There are a couple of interesting reports out today from the smartphone space, highlighting the rapid rise of these feature-packed phones with the growing availability of affordable, high-quality models supplied by newcomers like ZTE (HKEx: 763; Shenzhen: 000063), Huawei and Xiaomi. Those increasingly popular models, many selling for 2,000 yuan or less, could quickly pose a major challenge to high-end specialists like Samsung (Seoul: 005930) and Apple (Nasdaq: AAPL), amid early signs that Chinese mobile carriers are looking to cut back their generous subsidies for these more expensive models.

Let’s look at the big picture news first, which has global data tracking firm IDC forecasting that China will officially overtake the US this year to become the world’s largest smartphone market. (press release) According to IDC, China will account for 26.5 percent of all smartphone shipments in 2012, easily outpacing the 17.8 percent share that the US will take.

China’s rapid rise has been fueled by annual growth in local smartphone sales that is forecast to average 26 percent between 2011 and 2016, according to IDC. That’s more than double the 11.6 percent average annual growth rate the US is expected to see over the same period. IDC attributes China’s rapid rise to the flood of cheap smartphones entering the Chinese market from names like Huawei and ZTE, most of those powered by Google’s (Nasdaq: GOOG) free Android operating system and many costing less than $200 — a fraction of the $500 or more that Apple iPhones typically cost.

The growing acceptance of these lower-cost but relatively high quality phones by Chinese consumers could soon translate to headaches for Apple, as more people decide to buy some of these cheaper models instead of pricey iPhones. Sensing this change of sentiment and also wanting to improve their profits, China’s 2 carriers that offer iPhones may cut back their subsidies for the new iPhone 5 when it comes out as soon as next month.

Chinese media are citing analysts saying that China Telecom (HKEx: 728; NYSE: CHA) and China Unicom (HKEx: 762; NYSE: CHU) could scale back their promotions for the new Apple phones, feeling confident enough that consumers who really want a new iPhone will be willing to pay most of the cost themselves while consumers less interested in the Apple brand will be satisfied with some of the many cheaper models in the market. (Chinese article)

Aggressive promotion for their 3G networks has hit the bottom line for both China Telecom and Unicom over the past year, with profits for the pair dropping 10 percent and 2 percent in the second quarter, respectively.

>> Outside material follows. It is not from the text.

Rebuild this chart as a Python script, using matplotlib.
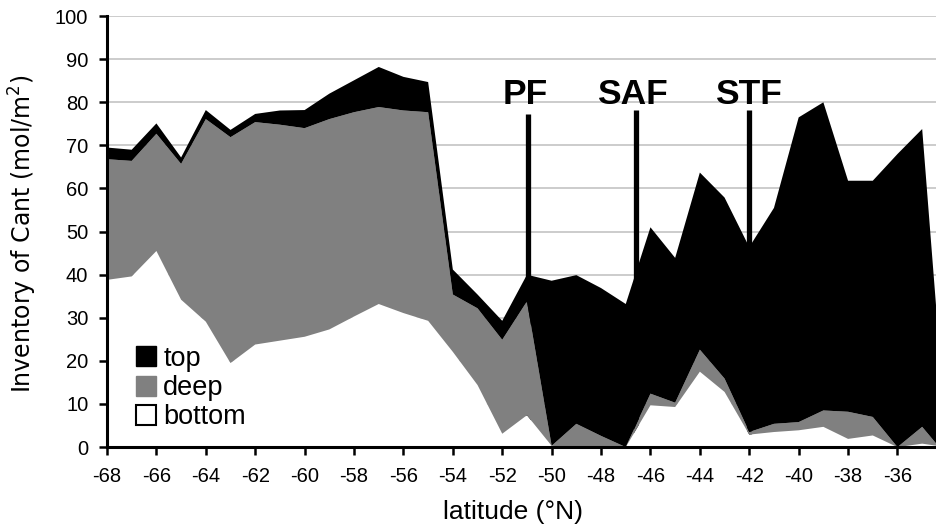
import numpy as np
import matplotlib
matplotlib.use("Agg")
import matplotlib.pyplot as plt
from matplotlib.patches import Patch

plt.rcParams['font.family'] = ['Liberation Sans', 'DejaVu Sans']
plt.rcParams['axes.unicode_minus'] = False

# latitude of each station (deg N)
lat = [-68, -67, -66, -65, -64, -63, -62, -61, -60, -59, -58, -57, -56, -55,
       -54, -53, -52, -51, -50, -49, -48, -47, -46, -45, -44, -43, -42, -41,
       -40, -39, -38, -37, -36, -35, -34.4]

# Cant inventories per layer (mol/m2)
bottom = [38.8, 39.6, 45.5, 34.2, 29.1, 19.5, 23.8, 24.7, 25.6, 27.3, 30.3, 33.2,
          31.1, 29.3, 22.1, 14.4, 3.1, 7.4, 0.3, 0.0, 0.0, 0.0, 9.7, 9.3, 17.5,
          12.8, 2.9, 3.5, 3.9, 4.7, 1.9, 2.7, 0.0, 0.8, 0.3]
deep = [28.0, 26.8, 27.2, 31.5, 47.0, 52.4, 51.6, 50.1, 48.4, 48.8, 47.4, 45.7,
        47.0, 48.4, 13.3, 17.8, 21.8, 26.4, 0.0, 5.4, 2.6, 0.0, 2.7, 1.0, 5.1,
        3.1, 0.6, 1.9, 1.9, 3.8, 6.3, 4.3, 0.0, 3.9, 0.3]
top = [2.7, 2.6, 2.4, 1.5, 2.1, 1.7, 1.9, 3.3, 4.2, 5.9, 7.4, 9.3,
       7.8, 7.0, 5.8, 3.2, 4.4, 6.2, 38.3, 34.5, 34.3, 33.2, 38.6, 33.6, 41.1,
       42.0, 42.9, 50.1, 70.7, 71.5, 53.6, 54.8, 68.0, 69.1, 29.4]

# fronts
front_names = ["PF", "SAF", "STF"]
front_lat = [-50.95, -46.6, -42.0]
front_top = [77.4, 78.3, 78.3]
front_label_lat = [-51.05, -46.75, -42.05]

fig = plt.figure(figsize=(9.37, 5.26), dpi=100)
ax = fig.add_axes([0.1142, 0.150, 0.8858, 0.8194])

ax.set_axisbelow(True)
ax.yaxis.grid(True, color="#c8c8c8", linewidth=1.3)

# front lines sit behind the stacked areas
ax.vlines(front_lat, 0, front_top, color="black", linewidth=3.8, zorder=1.5)

ax.stackplot(lat, bottom, deep, top,
             colors=["white", "#808080", "black"], linewidth=0, zorder=2)

for name, x in zip(front_names, front_label_lat):
    ax.text(x, 79.7, name, ha="center", va="baseline",
            fontsize=25.5, fontweight="bold")

ax.set_xlim(-68, -34.4)
ax.set_ylim(0, 100)
ax.set_xticks(np.arange(-68, -35, 2))
ax.set_yticks(np.arange(0, 101, 10))

for s in ["top", "right"]:
    ax.spines[s].set_visible(False)
for s in ["left", "bottom"]:
    ax.spines[s].set_linewidth(2.2)
    ax.spines[s].set_zorder(5)

ax.tick_params(axis="both", direction="out", length=5.5, width=1.8,
               labelsize=14.5)
ax.tick_params(axis="x", pad=9)
ax.tick_params(axis="y", pad=8)

ax.set_xlabel("latitude (°N)", fontsize=19)
ax.xaxis.set_label_coords(0.489, -0.123)
ax.set_ylabel("Inventory of Cant (mol/m$^2$)", fontsize=17,
              family="DejaVu Sans")
ax.yaxis.set_label_coords(-0.082, 0.494)

handles = [Patch(facecolor="black", edgecolor="black"),
           Patch(facecolor="#808080", edgecolor="#808080"),
           Patch(facecolor="white", edgecolor="black", linewidth=1.5)]
ax.legend(handles, ["top", "deep", "bottom"], loc="upper left",
          bbox_to_anchor=(0.035, 0.235), frameon=False, fontsize=19.5,
          handlelength=0.75, handleheight=0.75, handletextpad=0.25,
          labelspacing=0.12, borderpad=0, borderaxespad=0)

fig.savefig("out.png", dpi=100)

Both companies are coming under increasing pressure from investors to return to profit growth, and these latest signs seem to indicate they could sharply cut back their promotional activities, including for the new iPhone, to improve their profit outlook. From the broader perspective, the big picture shows that China will become a key market for Apple and all other smartphone makers in the coming years, but that strong competition will mean that profits for everyone could rapidly shrink.

Bottom line: China’s growing dominance in smartphones is being fueled by the rapid rise of low-cost models, which will ultimately result in increasingly stiff competition in the market.